At least two reporters say they’ve heard that Miller plans to resign after the paper runs their examination, which most expect Sunday. According to the Huffington Post, Miller has inked a $1.2 million deal for a tell-all expose.

Times spokeswoman Catherine Mathis would not comment on whether Miller planned to resign. Nor did she answer questions about whether Miller would author an expose on her involvement in the Plame affair once the paper publishes its full account of Miller's role in the matter.

Miller could not be reached for comment.

Miller’s reporting has also generated alarm among Times staffers and the Washington press corps. In particular, reporters have questioned a piece she wrote on Iraq’s acquisition of aluminum tubes, which her article asserted could be used for the development of nuclear weapons. This turned out to be false.

Her sources have also raised eyebrows -- Iraq expatriate and current Iraq oil minister Ahmed Chalabi among them. Some believe Chalabi snookered the U.S. into attacking Iraq with bogus tales of weapons of mass destruction. Miller is also believed to have relied on controversial UN ambassador John Bolton, who visited her while in prison.

Due in part to Miller’s reporting, the Times was forced to issue a public apology for their sensationalized WMD reporting in 2004. The Times chose not to mention Miller by name, saying, “Some critics of our coverage during that time have focused blame on individual reporters. Our examination, however, indicates that the problem was more complicated.”

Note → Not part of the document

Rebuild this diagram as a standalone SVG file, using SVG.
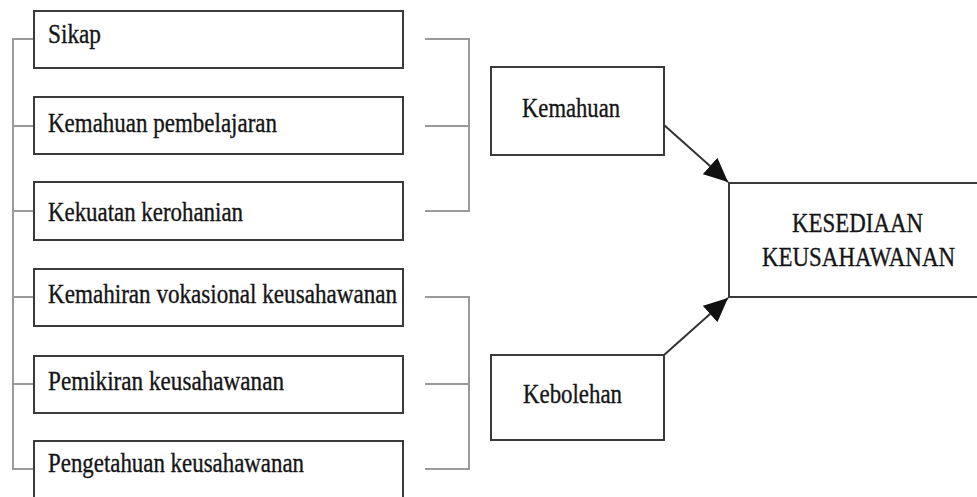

But one thing is certain: Miller’s public trial has left a sour taste in reporters' mouths.

“Everybody’s been puzzled the entire time,” one reporter remarked. “I think the longer she goes without writing something, without telling what she told the grand jury, without explaining what this whole thing has been about, the worse it gets.”

The Times public editor agrees.

"The lifting of the contempt order against Judith Miller of The New York Times in connection with the Valerie Wilson leak investigation leaves no reason for the paper to avoid providing a full explanation of the situation," he wrote in a column Thursday. "Now."